Location
- 200 E. 9th St. Borger, TexasESC Region 16 USA
- Coordinates: 35°40′32″N 101°23′18″W﻿ / ﻿35.67556°N 101.38833°W

District information
- Type: Independent school district
- Grades: Pre-K through 12
- Superintendent: Chance Welch
- Schools: 7 (2009-10)
- NCES District ID: 4810890

Students and staff
- Students: 2,764 (2010-11)
- Teachers: 208.01 (2009-10) (on full-time equivalent (FTE) basis)
- Student–teacher ratio: 13.53 (2009-10)
- Athletic conference: UIL Class 3A Football & Basketball
- District mascot: Bulldogs
- Colors: Red, White

Other information
- TEA District Accountability Rating for 2011-12: Academically Acceptable
- Website: Borger ISD

= Borger Independent School District =

School district in Texas

Borger Independent School District is a public school district based in Borger, Texas, United States. The district operates one high school, Borger High School.

==History==

On July 1, 2024, the Spring Creek Independent School District consolidated into Borger ISD.

==Finances==
As of the 2010–2011 school year, the appraised valuation of property in the district was $548,516,000. The maintenance tax rate was $0.104 and the bond tax rate was $0.029 per $100 of appraised valuation.

==Academic achievement==
In 2011, the school district was rated "academically acceptable" by the Texas Education Agency. Forty-nine percent of districts in Texas in 2011 received the same rating. No state accountability ratings will be given to districts in 2012. A school district in Texas can receive one of four possible rankings from the Texas Education Agency: Exemplary (the highest possible ranking), Recognized, Academically Acceptable, and Academically Unacceptable (the lowest possible ranking).

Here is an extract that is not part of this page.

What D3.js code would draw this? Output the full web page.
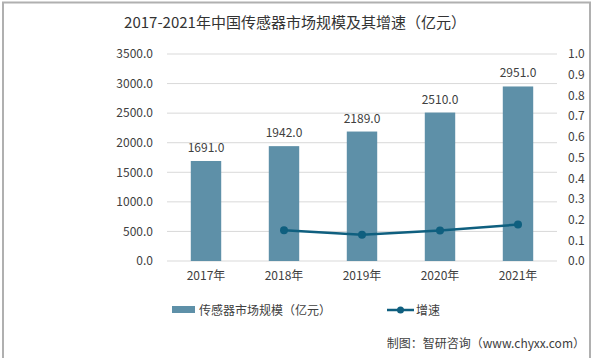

Historical district TEA accountability ratings
- 2011: Academically Acceptable
- 2010: Academically Acceptable
- 2009: Academically Acceptable
- 2008: Academically Acceptable
- 2007: Academically Acceptable
- 2006: Academically Acceptable
- 2005: Academically Acceptable
- 2004: Academically Acceptable

==Schools==
In the 2011–2012 school year, the district operated seven schools.

Regular instructional
- Borger High (Grades 9–12)
- Borger Middle (Grades 7–8)
- Borger Intermediate (Grade 5–6)
- Crockett (Grade 3–4)
- Gateway (1–2)
- Paul Belton Early Childhood Center (Grades PK-Kindergarten)

==Special programs==

===Athletics===
Borger High School participates in the boys sports of baseball, basketball, football, tennis, soccer, wrestling, golf and track. The school participates in the girls sports of basketball, tennis, soccer, softball, volleyball, golf and track. For the 2012 through 2013 school years, Borger High School will play football and basketball in UIL Class 3A.